About this Blog

"In the future everybody will be world-famous for 15 minutes." So said the bleached-out, late lamented artist Andy Warhol. Having lived and worked in New York City, Warhol came to fully grasp the hold celebrity has on us. In this very famous sentence, he meant to point out that in a culture fixated on fame, many people will suddenly flash brightly onto the public screen, then--poof--will just as quickly disappear from public view--like shooting stars. Other individuals derive their celebrity from one stellar accomplishment (one hit song, one iconic role, etc.) that they never again match.

This blog is devoted to the one part of our celebrity culture that no one has written much about: temporary/one-shot celebrities.

The pace of modern life has quickened, and now we hear people speaking of someone's 15 seconds of fame. These "celebrities with a lower-case c" who will appear in this blog sometimes come to us from the world of entertainment, sometimes from the world of news. All are fascinating.

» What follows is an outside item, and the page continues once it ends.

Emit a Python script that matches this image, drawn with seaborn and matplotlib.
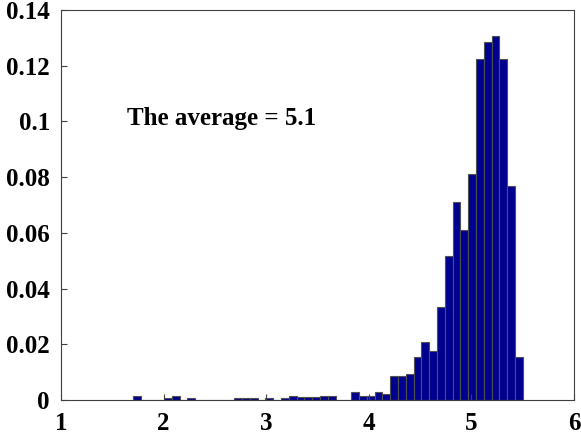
import pandas as pd
import seaborn as sns
import matplotlib
matplotlib.use("Agg")
import matplotlib.pyplot as plt
from matplotlib.ticker import FuncFormatter

# histogram: 50 bins from 1.70 to 5.50, fraction per bin
bin_lo = 1.70
bin_hi = 5.50
n_bins = 50
fractions = [
    0.0014, 0, 0, 0, 0.0007, 0.0014, 0, 0.0007, 0, 0,
    0, 0, 0, 0.0007, 0.0007, 0.0007, 0, 0.0007, 0, 0.0007,
    0.0014, 0.001, 0.001, 0.001, 0.0014, 0.0014, 0, 0, 0.0027, 0.0014,
    0.0014, 0.0027, 0.0021, 0.0087, 0.0087, 0.0094, 0.0155, 0.0208, 0.0175, 0.0335,
    0.0516, 0.071, 0.061, 0.081, 0.1224, 0.1285, 0.1306, 0.1224, 0.077, 0.0155,
]
x_ticks = [1, 2, 3, 4, 5, 6]
y_ticks = [0, 0.02, 0.04, 0.06, 0.08, 0.1, 0.12, 0.14]
note = "The average = 5.1"

width = (bin_hi - bin_lo) / n_bins
df = pd.DataFrame({
    "center": [bin_lo + width * (i + 0.5) for i in range(n_bins)],
    "frac": fractions,
})

plt.rcParams['font.family'] = ['Liberation Serif', 'DejaVu Serif']
plt.rcParams['font.weight'] = 'bold'

fig = plt.figure(figsize=(5.81, 4.36), dpi=100)
ax = fig.add_axes([0.105, 0.0826, 0.883, 0.8944])

sns.histplot(data=df, x="center", weights="frac", bins=n_bins,
             binrange=(bin_lo, bin_hi), ax=ax,
             color="#000090", alpha=1, edgecolor="#505050", linewidth=0.8)

ax.set_xlim(1, 6)
ax.set_ylim(0, 0.14)
ax.set_xticks(x_ticks)
ax.set_yticks(y_ticks)
ax.yaxis.set_major_formatter(FuncFormatter(lambda v, p: "%g" % v))
ax.tick_params(direction="in", length=4, width=0.8, labelsize=18, color="#404040")
ax.tick_params(axis="x", pad=8.5)
ax.tick_params(axis="y", pad=8)
for lbl in ax.get_xticklabels() + ax.get_yticklabels():
    lbl.set_fontweight("bold")
ax.set_xlabel("")
ax.set_ylabel("")
for s in ax.spines.values():
    s.set_color("#404040")
    s.set_linewidth(0.8)

ax.text(1.645, 0.1012, note, fontsize=18, fontweight="bold", ha="left", va="center")

plt.savefig("out.png", dpi=100)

The need of our communications media for a continual stream of new material assures that we will have no end of colorful people who go quickly, where celebrity is concerned, from zero to hero (or villain) and back to zero. Now you see 'em, now you don't. What a crazy world, eh?

Temporary celebrities coming from the world of entertainment include one-hit recording artists; TV and movie icons who, although they might have had a great many accomplishments in their career, are remembered for one big role; standouts of reality TV; sports figures remembered for one remarkable accomplishment; and people whose celebrity came from one big role in a commercial or print ad.

News-based temporary celebrities come in many forms: mass/serial killers, other murderers of special note, sex-crime offenders, disgraced figures of government/military/business/media/religion, spies/traitors, hoaxers, femmes/hommes fatale, heroes, whistle blowers, inventors/innovators, and victims.

Celebrity Blogsburg will consider each category in turn.

Friday, June 26, 2009

Whistleblower Sibel Edmonds

Turkish-American FBI translator Sibel Edmonds blew the whistle on her agency in 2001 not long after the 9/11 attacks. She charged that the translation of foreign-language documents and messages had been deliberately slowed in order to make the language division appear overworked and understaffed in a bid to increase its funding. She contended that more competent, responsible management might have helped warn of the 9/11 terrorist attacks. She also said that some of her own translation work had been erased from her computer.

Edmonds, then 32, had also told her bosses about another translator who she thought might be a security risk.

As usual, the complainer was fired, but she testified to Congress and the Justice Department and gave her account to CBS correspondent Ed Bradley, as well.

Edmonds had lived in both Turkey and Iran before coming to America in 1988 as a college student studying criminal justice.

She was hired by the FBI for her ability to speak Turkish, Farsi and Azerbaijani.